2022-2023


Martin Schmidt - Trier University (Germany)

November 17th, 12pm - 1.15pm / F022, Galion Building, Campus Cergy



The minimum sum-of-squares clustering problem: Techniques for computing global solutions and a robust approach to deal with measurement errors

Abstract: The minimum sum-of-squares clustering (MSSC) problem is a very important problem in data mining and (unsupervised) machine learning with very many applications in, e.g., medicine or social sciences. However, it is known to be NP-hard in all relevant cases and to be notoriously hard to be solved to global optimality in practice. Moreover, in many modern applications the clustering suffers from unstructured measurement errors because the MSSC result then represents a clustering of the erroneous measurements instead of the true but unknown underlying data.

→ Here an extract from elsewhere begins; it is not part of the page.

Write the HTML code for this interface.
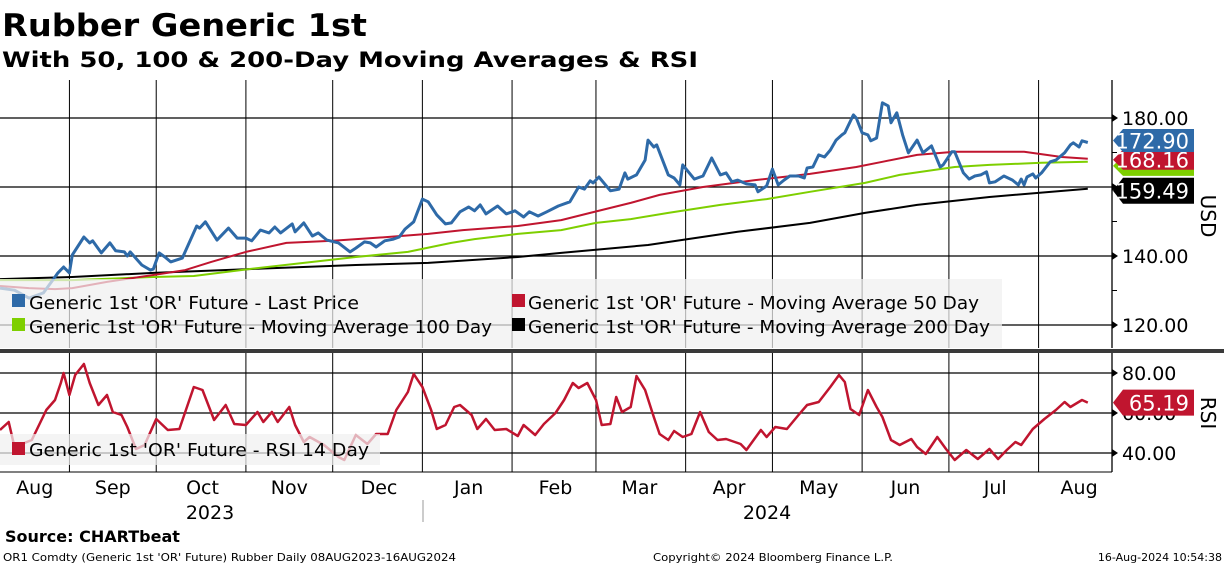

In this talk, we discuss both mentioned issues. First, we present different tailored mixed-integer programming techniques to improve the performance of state-of-the-art MINLP solvers when applied to the problem - among them are cutting planes, propagation techniques, branching rules, or primal heuristics. Our numerical study shows that our techniques significantly improve the performance of the open-source MINLP solver SCIP. Second, we tackle the other issue by applying techniques from robust optimization to hedge the clustering result against unstructured errors in the observed data. To this end, we derive strictly and Gamma-robust counterparts. Since the nominal problem is already NP-hard, global approaches are often not feasible in practice. As a remedy, we develop tailored alternating direction methods by decomposing the search space of the robustified problems to quickly obtain feasible points of good quality. Our numerical results reveal an interesting feature: the less conservative Gamma-approach is clearly outperformed by the strictly robust clustering method. In particular, the strictly robustified clustering method is able to recover clusterings of the original data even if only erroneous measurements are observed.

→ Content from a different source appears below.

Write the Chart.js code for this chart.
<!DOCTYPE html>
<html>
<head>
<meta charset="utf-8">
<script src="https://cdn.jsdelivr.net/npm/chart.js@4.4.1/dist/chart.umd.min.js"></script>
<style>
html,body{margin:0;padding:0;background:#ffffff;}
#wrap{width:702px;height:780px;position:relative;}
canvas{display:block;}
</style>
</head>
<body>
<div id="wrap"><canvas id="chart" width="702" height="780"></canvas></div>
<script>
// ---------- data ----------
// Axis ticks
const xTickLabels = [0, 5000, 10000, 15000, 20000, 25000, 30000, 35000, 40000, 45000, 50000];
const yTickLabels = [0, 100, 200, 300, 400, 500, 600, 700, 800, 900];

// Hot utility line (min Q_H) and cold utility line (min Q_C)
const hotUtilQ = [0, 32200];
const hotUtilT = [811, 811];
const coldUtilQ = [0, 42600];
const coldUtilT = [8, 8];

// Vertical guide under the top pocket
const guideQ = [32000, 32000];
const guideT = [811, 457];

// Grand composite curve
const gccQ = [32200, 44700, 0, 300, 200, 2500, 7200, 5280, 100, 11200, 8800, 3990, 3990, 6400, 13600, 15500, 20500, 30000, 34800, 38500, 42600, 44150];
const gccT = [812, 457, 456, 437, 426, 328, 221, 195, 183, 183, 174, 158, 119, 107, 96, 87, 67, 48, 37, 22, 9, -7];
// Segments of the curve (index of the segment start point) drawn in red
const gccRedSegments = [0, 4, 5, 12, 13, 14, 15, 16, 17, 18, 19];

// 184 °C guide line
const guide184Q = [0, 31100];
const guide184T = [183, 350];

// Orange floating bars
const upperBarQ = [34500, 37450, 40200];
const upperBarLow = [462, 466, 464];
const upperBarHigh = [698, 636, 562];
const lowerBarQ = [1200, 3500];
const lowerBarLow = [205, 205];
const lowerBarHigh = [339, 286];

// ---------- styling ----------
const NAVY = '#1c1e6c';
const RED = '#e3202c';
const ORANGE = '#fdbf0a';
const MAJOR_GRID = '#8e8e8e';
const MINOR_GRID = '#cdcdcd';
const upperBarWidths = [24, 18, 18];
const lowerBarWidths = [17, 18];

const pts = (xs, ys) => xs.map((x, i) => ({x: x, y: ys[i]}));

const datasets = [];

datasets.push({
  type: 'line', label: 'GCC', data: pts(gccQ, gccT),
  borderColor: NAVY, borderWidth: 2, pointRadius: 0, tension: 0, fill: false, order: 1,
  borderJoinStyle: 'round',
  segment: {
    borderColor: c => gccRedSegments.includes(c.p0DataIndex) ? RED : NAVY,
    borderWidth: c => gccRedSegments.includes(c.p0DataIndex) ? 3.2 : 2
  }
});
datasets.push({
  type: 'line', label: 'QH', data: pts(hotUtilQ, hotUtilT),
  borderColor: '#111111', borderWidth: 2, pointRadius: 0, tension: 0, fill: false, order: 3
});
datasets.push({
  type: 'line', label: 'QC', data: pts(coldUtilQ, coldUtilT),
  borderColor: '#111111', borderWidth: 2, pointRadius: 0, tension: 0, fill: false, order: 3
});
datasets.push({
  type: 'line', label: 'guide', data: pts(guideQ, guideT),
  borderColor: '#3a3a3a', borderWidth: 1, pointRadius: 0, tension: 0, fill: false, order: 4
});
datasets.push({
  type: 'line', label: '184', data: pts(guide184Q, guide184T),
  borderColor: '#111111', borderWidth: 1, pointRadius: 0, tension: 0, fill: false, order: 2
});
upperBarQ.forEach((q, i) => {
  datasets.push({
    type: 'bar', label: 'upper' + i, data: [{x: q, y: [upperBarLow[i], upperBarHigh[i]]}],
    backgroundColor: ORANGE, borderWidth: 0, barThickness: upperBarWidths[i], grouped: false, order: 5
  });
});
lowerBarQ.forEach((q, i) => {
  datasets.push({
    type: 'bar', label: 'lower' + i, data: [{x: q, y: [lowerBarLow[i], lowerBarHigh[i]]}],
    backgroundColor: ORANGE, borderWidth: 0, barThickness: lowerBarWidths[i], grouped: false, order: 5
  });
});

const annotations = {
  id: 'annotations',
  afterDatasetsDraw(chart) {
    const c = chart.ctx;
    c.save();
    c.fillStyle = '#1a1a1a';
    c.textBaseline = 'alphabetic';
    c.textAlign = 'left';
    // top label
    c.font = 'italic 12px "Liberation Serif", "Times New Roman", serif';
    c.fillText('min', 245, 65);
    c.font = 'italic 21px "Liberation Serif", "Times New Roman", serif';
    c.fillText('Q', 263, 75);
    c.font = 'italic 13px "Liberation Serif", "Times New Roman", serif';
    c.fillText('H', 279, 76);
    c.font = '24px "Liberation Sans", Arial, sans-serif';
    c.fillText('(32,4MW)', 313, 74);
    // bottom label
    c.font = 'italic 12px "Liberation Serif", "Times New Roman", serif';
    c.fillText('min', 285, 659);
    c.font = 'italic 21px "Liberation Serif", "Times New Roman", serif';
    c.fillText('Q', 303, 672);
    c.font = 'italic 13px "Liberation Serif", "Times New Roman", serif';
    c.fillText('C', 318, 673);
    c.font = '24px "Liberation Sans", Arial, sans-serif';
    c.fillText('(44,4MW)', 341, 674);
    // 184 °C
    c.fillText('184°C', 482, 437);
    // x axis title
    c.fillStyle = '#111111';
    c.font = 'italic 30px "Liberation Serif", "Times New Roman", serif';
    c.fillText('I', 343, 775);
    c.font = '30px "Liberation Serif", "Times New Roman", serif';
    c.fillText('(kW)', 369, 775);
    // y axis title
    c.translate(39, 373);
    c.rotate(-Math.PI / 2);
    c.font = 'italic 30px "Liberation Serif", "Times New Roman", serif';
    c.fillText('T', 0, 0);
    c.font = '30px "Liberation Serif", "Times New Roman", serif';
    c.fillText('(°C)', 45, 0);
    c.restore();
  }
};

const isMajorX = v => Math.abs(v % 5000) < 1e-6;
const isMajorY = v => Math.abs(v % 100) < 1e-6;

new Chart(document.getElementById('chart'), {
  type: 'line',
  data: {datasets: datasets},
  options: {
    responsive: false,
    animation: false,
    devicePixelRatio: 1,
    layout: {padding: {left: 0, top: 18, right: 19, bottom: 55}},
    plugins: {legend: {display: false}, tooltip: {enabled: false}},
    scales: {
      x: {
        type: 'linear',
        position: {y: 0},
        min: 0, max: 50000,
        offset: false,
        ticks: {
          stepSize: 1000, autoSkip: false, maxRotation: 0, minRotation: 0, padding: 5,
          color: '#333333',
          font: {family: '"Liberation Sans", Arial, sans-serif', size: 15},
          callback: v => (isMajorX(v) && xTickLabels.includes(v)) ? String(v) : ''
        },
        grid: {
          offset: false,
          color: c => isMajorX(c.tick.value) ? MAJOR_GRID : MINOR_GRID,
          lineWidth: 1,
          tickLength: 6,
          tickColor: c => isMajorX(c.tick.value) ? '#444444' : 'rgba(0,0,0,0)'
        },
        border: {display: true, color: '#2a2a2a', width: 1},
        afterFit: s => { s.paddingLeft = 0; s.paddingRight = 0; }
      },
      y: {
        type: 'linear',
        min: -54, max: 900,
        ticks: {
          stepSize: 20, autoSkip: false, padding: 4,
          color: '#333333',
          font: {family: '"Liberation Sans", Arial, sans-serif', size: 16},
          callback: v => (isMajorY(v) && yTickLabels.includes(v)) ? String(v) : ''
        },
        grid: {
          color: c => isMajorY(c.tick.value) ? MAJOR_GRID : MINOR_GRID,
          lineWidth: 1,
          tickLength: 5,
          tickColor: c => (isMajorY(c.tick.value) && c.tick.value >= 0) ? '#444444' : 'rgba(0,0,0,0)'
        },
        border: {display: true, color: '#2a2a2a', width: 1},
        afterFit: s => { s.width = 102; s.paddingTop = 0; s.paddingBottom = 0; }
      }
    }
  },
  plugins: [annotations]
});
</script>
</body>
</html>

Presentation: https://drive.google.com/file/d/1k2Wp9QDSauMwsaWiYoMPtYmbL8ctFTK/view?usp=share_link




Yanlu ZHOU - ESSEC Business School


September 02nd, 12pm - 1pm / room will be communicated soon - Campus Cergy


Market Thickness in Online Food Delivery Platforms: The Impact of Food Processing Times


Abstract: Online food delivery (OFD) platforms are expanding rapidly worldwide, allowing customers to order food from a wide array of restaurants on their mobile phones. The pace of this expansion is accelerated in part by changes in consumer preferences during the COVID-19 pandemic. We study new algorithms to match drivers with orders on OFD platforms - a core function of many of these platforms. We develop real-time matching algorithms that use the (highly variable) food processing time to `delay' the assignment of drivers to orders to thicken the `market' of orders and drivers. The policy relies on machine learning techniques to predict the food processing time of an order, and the dispatch timings are obtained through a careful trade-off  analysis of the supply-demand dynamics and the variability

in the food processing times. Traditional methods in this  field include greedy (online matching) and batching (matching in periodic intervals) policies. We introduce a new level-k policy to delay the assignment until we have no more than k matching options left, and we show numerically that this policy performs exceedingly well on real data. Numerical experiments based on a real dataset from Meituan show that our policy can reduce total costs by 42% compared to matching policies that are currently in use. To explain the advantage of the level-k policy, we evaluate its performance on a simplified model and derive several analytical properties - the total costs are quasiconvex in the level of market thickness, implying that an intermediate level of thickness is optimal. We also find that the food processing time is key information for the matching decisions. Finally, our  findings indicate that if the unit delay penalty cost is high, the decision-maker of the platform should match conservatively.